Reputation: 147
I have been looking into different libraries that would allow for me control where sound is played out of. The overall goal of this personal project is to have a program that will tell how many audio outputs a user has, then allows that data to used on a server for things like controlling what speakers are being utilized, how much sound is coming from a certain speaker. I have seen libraries such as OpenAL, clam and Juce.
What is your experience with those libraries or another one that I do not know about?
Upvotes: 0
Views: 66
Reputation: 315
I have been using Juce for years and I can confirm it's fantastic for building cross-platform, audio-centric applications. However, be aware that it's not just an audio library per se, in the sense that it works best if you also build your UI with it.
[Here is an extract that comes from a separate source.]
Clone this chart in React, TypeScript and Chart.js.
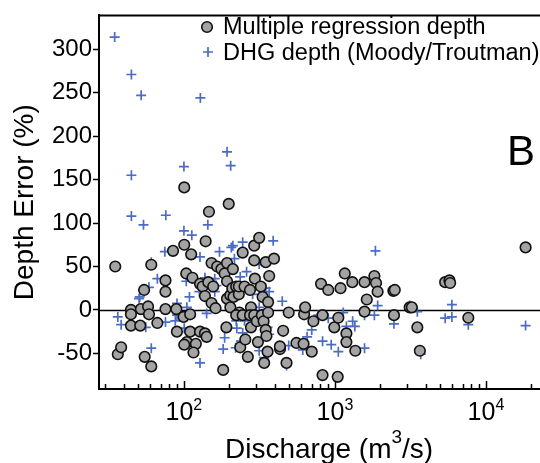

Which is perfectly fine if you have no investments in an existing code base yet - in that case you will find it to be a great tool for building your UI as well. But if your goal is to have a headless, audio-only library that you can link to an existing application on multiple platforms, you might experience some problems. On Windows you'll probably be able to get it to operate without UI, but I remember having had trouble doing this on Android, where it'll want control over the application startup code and conflicts with other UI frameworks, such as the gaming framework I was trying to use it with.
Upvotes: 1
Reputation: 269
JUCE is at its best. Initially designed for sound engineers. It can enumerate all the audio devices and you can select whichever you want. And its cross platform. Enjoy condign with JUCE.